J.A. Everitt Seeds, January 1900
To start the new year, a catalog from the very start of a new century.
January 1900 “dawns brightly for the farmers of America” boasted the cover of the J. A. Everitt Seed Catalog. I wonder if Mr Everitt, growing his business since the late 1800s, knew just how much farming would change in the 20th century?
Page 5 pictures not only some of the products, but also an almost suburban-looking turn-of-the-century farmer, dressed as he is in a vest and hat. By putting him in the illustration you can see just how high his new pole beans had grown (10 feet or more?) and how well they’d produced.

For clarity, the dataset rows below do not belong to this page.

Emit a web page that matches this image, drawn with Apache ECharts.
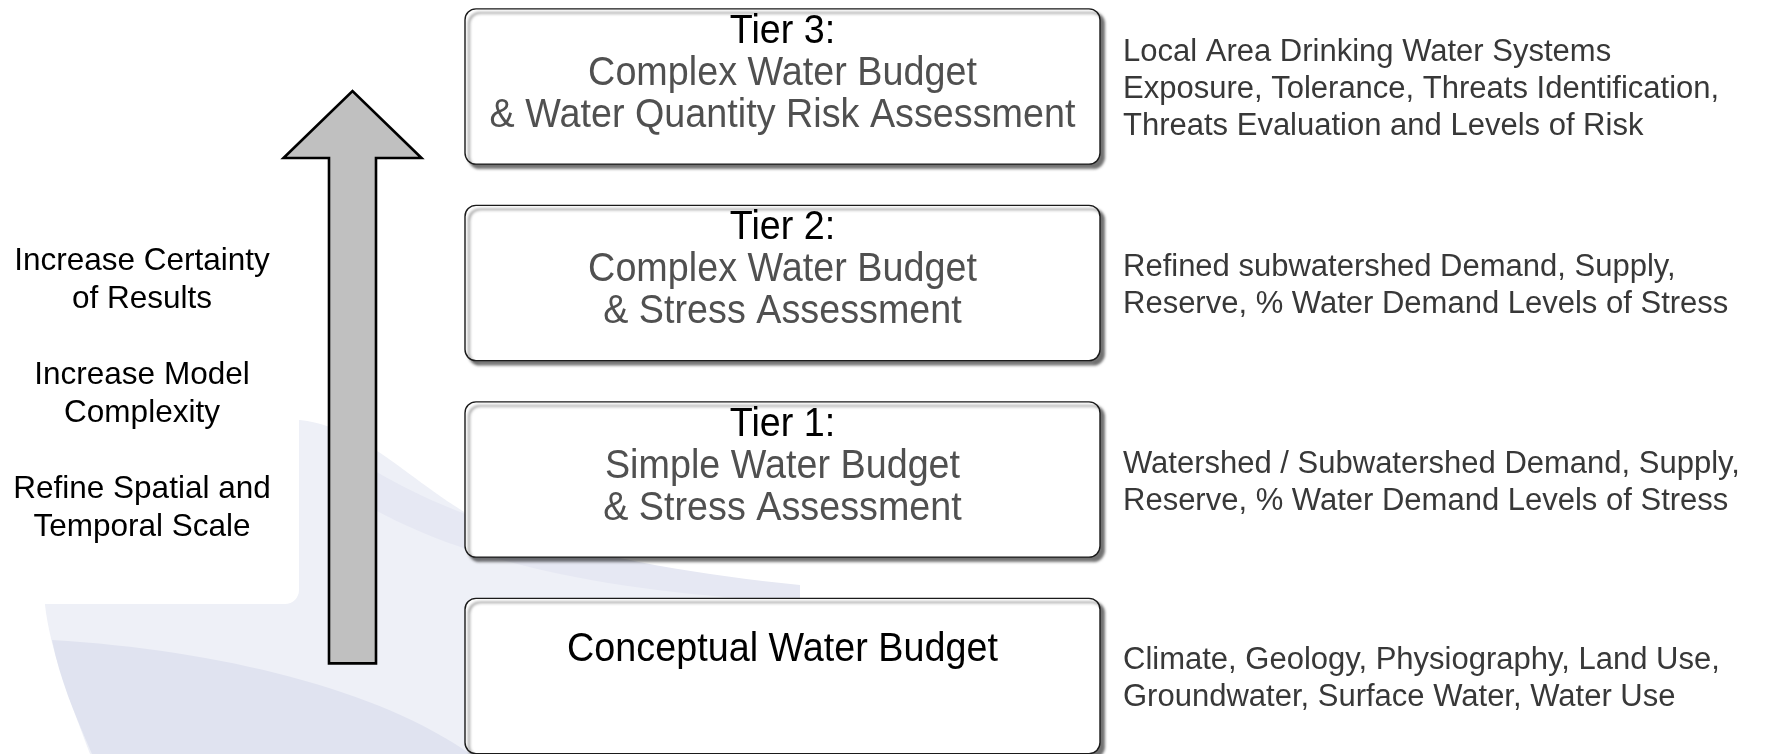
<!DOCTYPE html>
<html>
<head>
<meta charset="utf-8">
<script src="https://cdn.jsdelivr.net/npm/echarts@6/dist/echarts.min.js"></script>
<style>
html, body { margin: 0; padding: 0; background: #fff; }
#chart_container { width: 1778px; height: 754px; }
</style>
</head>
<body>
<div id="chart_container"></div>
<script>
// tiers, bottom (0) to top (3)
var headings = ['Conceptual Water Budget', 'Tier 1:', 'Tier 2:', 'Tier 3:'];
var subtitles = [
    '',
    'Simple Water Budget\n& Stress Assessment',
    'Complex Water Budget\n& Stress Assessment',
    'Complex Water Budget\n& Water Quantity Risk Assessment'
];
var details = [
    'Climate, Geology, Physiography, Land Use,\nGroundwater, Surface Water, Water Use',
    'Watershed / Subwatershed Demand, Supply,\nReserve, % Water Demand Levels of Stress',
    'Refined subwatershed Demand, Supply,\nReserve, % Water Demand Levels of Stress',
    'Local Area Drinking Water Systems\nExposure, Tolerance, Threats Identification,\nThreats Evaluation and Levels of Risk'
];
var sideNotes = ['Increase Certainty\nof Results', 'Increase Model\nComplexity', 'Refine Spatial and\nTemporal Scale'];
var arrowSpan = [0.064, 2.977];  // in tier units: tail -> tip
var sideNoteLevel = 1.435;       // tier level the notes are centred on

var FONT = '"Liberation Sans", Arial, Helvetica, sans-serif';
var W = 1778, H = 754;
var TIER_PX = 196.5, TOP_CENTER = 86.5;   // tier spacing and centre of top box
var BOX_L = 465, BOX_R = 1100, BOX_FRAC = 0.79;
var DETAIL_X = 1123, ARROW_X = 352.5, NOTE_X = 142;

var dom = document.getElementById('chart_container');
var myChart = echarts.init(dom);

function boxItem(params, api) {
    var i = api.value(0);
    var c = api.coord([BOX_L, i]);
    var r = api.coord([BOX_R, i]);
    var d = api.coord([DETAIL_X, i]);
    var h = api.size([0, 1])[1] * BOX_FRAC;
    var txt = '{h|' + headings[i] + '}';
    if (subtitles[i]) {
        txt += '\n' + subtitles[i].split('\n').map(function (s) { return '{s|' + s + '}'; }).join('\n');
    }
    return {
        type: 'group',
        children: [
            {
                type: 'rect',
                shape: { x: c[0], y: c[1] - h / 2, width: r[0] - c[0], height: h, r: 11 },
                style: {
                    fill: '#fff', stroke: '#1a1a1a', lineWidth: 1.4,
                    shadowBlur: 3, shadowOffsetX: 4, shadowOffsetY: 4, shadowColor: 'rgba(0,0,0,0.55)'
                }
            },
            {
                type: 'text',
                x: (c[0] + r[0]) / 2,
                y: c[1] + (subtitles[i] ? -13 : -26),
                scaleX: 1.02,
                scaleY: 1.1,
                style: {
                    text: txt,
                    align: 'center',
                    verticalAlign: 'middle',
                    rich: {
                        h: { fontFamily: FONT, fontSize: 37, lineHeight: 38, fill: '#000' },
                        s: { fontFamily: FONT, fontSize: 37, lineHeight: 38, fill: '#505050' }
                    }
                }
            },
            {
                type: 'text',
                x: d[0],
                y: d[1] + 3,
                style: {
                    text: details[i],
                    fontFamily: FONT, fontSize: 31, lineHeight: 37,
                    fill: '#383838', align: 'left', verticalAlign: 'middle'
                }
            }
        ]
    };
}

function arrowItem(params, api) {
    var tail = api.coord([ARROW_X, api.value(0)]);
    var tip = api.coord([ARROW_X, api.value(1)]);
    var x = tail[0], headH = 67, headW = 69, shaftW = 23.5;
    var pts = [
        [x - shaftW, tail[1]],
        [x - shaftW, tip[1] + headH],
        [x - headW, tip[1] + headH],
        [x, tip[1]],
        [x + headW, tip[1] + headH],
        [x + shaftW, tip[1] + headH],
        [x + shaftW, tail[1]]
    ];
    return {
        type: 'polygon',
        shape: { points: pts },
        style: { fill: '#c0c0c0', stroke: '#000', lineWidth: 2.6, lineJoin: 'miter' }
    };
}

function noteItem(params, api) {
    var p = api.coord([NOTE_X, api.value(0)]);
    return {
        type: 'text',
        x: p[0],
        y: p[1],
        style: {
            text: sideNotes.join('\n\n'),
            fontFamily: FONT, fontSize: 31.5, lineHeight: 38,
            fill: '#000', align: 'center', verticalAlign: 'middle'
        }
    };
}

// faint logo watermark behind the diagram (decoration only)
function watermarkItem() {
    return {
        type: 'group',
        children: [
            { type: 'path', shape: { pathData: 'M45 420 L300 420 C380 430 420 500 520 540 C620 575 720 590 800 594 L800 754 L90 754 C70 700 50 650 45 605 Z' }, style: { fill: '#eef0f7' } },
            { type: 'path', shape: { pathData: 'M52 640 C220 650 380 690 470 754 L92 754 C75 715 60 680 52 640 Z' }, style: { fill: '#e0e3f0' } },
            { type: 'path', shape: { pathData: 'M330 440 C430 520 600 565 800 585 L800 602 C600 592 440 560 330 482 Z' }, style: { fill: '#e6e8f3' } },
            { type: 'rect', shape: { x: -14, y: 215, width: 313, height: 389, r: 14 }, style: { fill: '#fff' } }
        ]
    };
}

option = {
    animation: false,
    backgroundColor: '#fff',
    grid: { left: 0, right: 0, top: 0, bottom: 0 },
    xAxis: { type: 'value', min: 0, max: W, show: false },
    yAxis: {
        type: 'value',
        min: -(H - TOP_CENTER - 3 * TIER_PX) / TIER_PX,
        max: 3 + TOP_CENTER / TIER_PX,
        show: false
    },
    series: [
        { type: 'custom', renderItem: watermarkItem, data: [[0]], silent: true, clip: false, z: 0 },
        { type: 'custom', renderItem: arrowItem, data: [arrowSpan], silent: true, clip: false, z: 2 },
        {
            type: 'custom',
            renderItem: boxItem,
            data: headings.map(function (h, i) { return [i]; }),
            silent: true,
            clip: false,
            z: 3
        },
        { type: 'custom', renderItem: noteItem, data: [[sideNoteLevel]], silent: true, clip: false, z: 3 }
    ]
};

myChart.setOption(option, true);
</script>
</body>
</html>
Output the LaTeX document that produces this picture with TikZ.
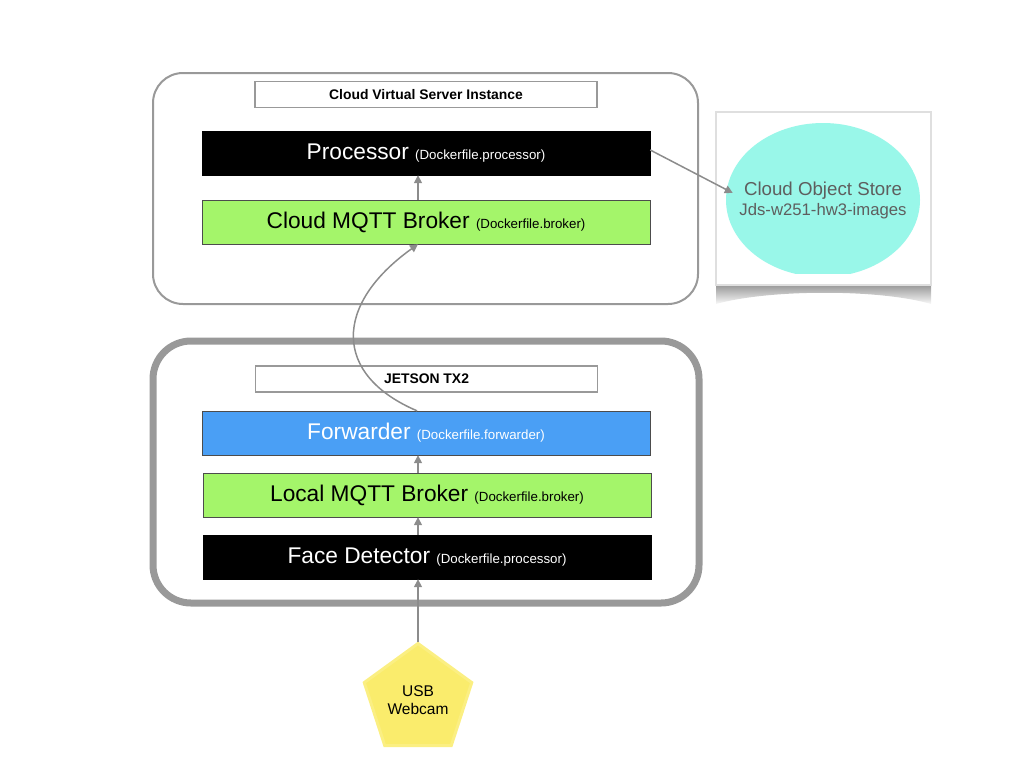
\documentclass[tikz,border=0pt]{standalone}
\usepackage{fontspec}
\setmainfont{Liberation Sans}
\usetikzlibrary{arrows.meta, shapes.geometric}
\definecolor{boxgray}{HTML}{999999}
\definecolor{arrowgray}{HTML}{8C8C8C}
\definecolor{mqttgreen}{HTML}{A4F56A}
\definecolor{fwdblue}{HTML}{4A9FF5}
\definecolor{storeaqua}{HTML}{99F7E9}
\definecolor{storetext}{HTML}{5E5E5E}
\definecolor{camyellow}{HTML}{FAEC6C}
\newcommand\dockf[1]{{\fontsize{13.3}{16}\selectfont(Dockerfile.#1)}}

\begin{document}
\begin{tikzpicture}[x=1pt, y=-1pt,
  layer/.style={draw=black!70, minimum width=448pt, minimum height=44pt, inner sep=0pt, font=\fontsize{22.7}{26}\selectfont},
  darklayer/.style={layer, draw=black, fill=black, text=white},
  title/.style={draw=boxgray, line width=1.5pt, fill=white, minimum width=342pt, minimum height=26pt, inner sep=0pt, font=\bfseries\fontsize{13.9}{16}\selectfont},
  flow/.style={draw=arrowgray, line width=1.5pt, -{Triangle[length=8pt, width=8pt]}}]
\useasboundingbox (0,0) rectangle (1024,768);
\node[draw=boxgray, line width=2pt, rounded corners=30pt, minimum width=545pt, minimum height=231pt] (cloud) at (425.5,188.5) {};
\node[draw=boxgray, line width=7pt, rounded corners=38pt, minimum width=546pt, minimum height=262pt] (jetson) at (426,472) {};
\node[title] (cloudtitle) at (426,94.5) {Cloud Virtual Server Instance};
\node[title] (jetsontitle) at (426.5,379) {JETSON TX2};
\node[darklayer] (proc) at (426,153) {Processor \dockf{processor}};
\node[layer, fill=mqttgreen] (cbroker) at (426,222) {Cloud MQTT Broker \dockf{broker}};
\node[layer, fill=fwdblue, text=white] (fwd) at (426,433) {Forwarder \dockf{forwarder}};
\node[layer, fill=mqttgreen] (local) at (427,495) {Local MQTT Broker \dockf{broker}};
\node[darklayer] (face) at (427,557) {Face Detector \dockf{processor}};
\shade[top color=gray!80, bottom color=gray!5] (716,285) -- (931,285) -- (931,304) .. controls (880,289) and (770,289) .. (716,304) -- cycle;
\node[draw=gray!25, line width=1.5pt, fill=white, minimum width=215pt, minimum height=173pt] (frame) at (823.5,198.5) {};
\begin{scope}
\clip (716,112) rectangle (931,273);
\node[ellipse, fill=storeaqua, minimum width=194pt, minimum height=154pt, inner sep=0pt] (store) at (823,200) {};
\end{scope}
\node[align=center, text=storetext, font=\fontsize{18.7}{20}\selectfont] (storelabel) at (store.center) {Cloud Object Store\\{\fontsize{16.7}{20}\selectfont Jds-w251-hw3-images}};
\node[regular polygon, regular polygon sides=5, minimum size=113pt, inner sep=0pt, fill=camyellow, draw=camyellow!85!white, line width=3pt, align=center, font=\fontsize{15.5}{18}\selectfont] (cam) at (418,700) {USB\\Webcam};
\draw[flow] ([xshift=-8pt]cbroker.north) -- ([xshift=-8pt]proc.south);
\draw[flow] ([xshift=-9pt]fwd.north) .. controls (333,375) and (333,305) .. ([xshift=-8pt]cbroker.south);
\draw[flow] ([xshift=-9pt]local.north) -- ([xshift=-8pt]fwd.south);
\draw[flow] ([xshift=-9pt]face.north) -- ([xshift=-9pt]local.south);
\draw[flow] (cam.north) -- (cam.north |- face.south);
\draw[flow] ([yshift=3pt]proc.east) -- ([xshift=7pt, yshift=7pt]store.west);
\end{tikzpicture}
\end{document}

Also on the page are artichokes; and if they seem like an awfully fancy French food to be growing in 1900, please zoom in and read the copy, which promotes them purely as a way to prevent cholera in your hogs, by adding it to their feed. “We have never known hogs fed on Artichokes to die with cholera, while herds around them died by the score.” So, Artichokes: not for human consumption.
Later in the catalog another hint of modernity turns up – the terrifyingly-named “Ferto-Insectono” with an even-more-terrifying logo. Evidently farmers in 1900 thought nothing of dusting their crops with a product that was sold in 100-pound bags with human skeletons emerging. After all, the copy assures us it is “perfectly harmless” to persons.
Over one hundred years later, the overuse of insecticides and fertilizer has brought us to a stage where organic produce is a common option in every grocery store. I wonder if farmers are still feeding artichokes to heir hogs?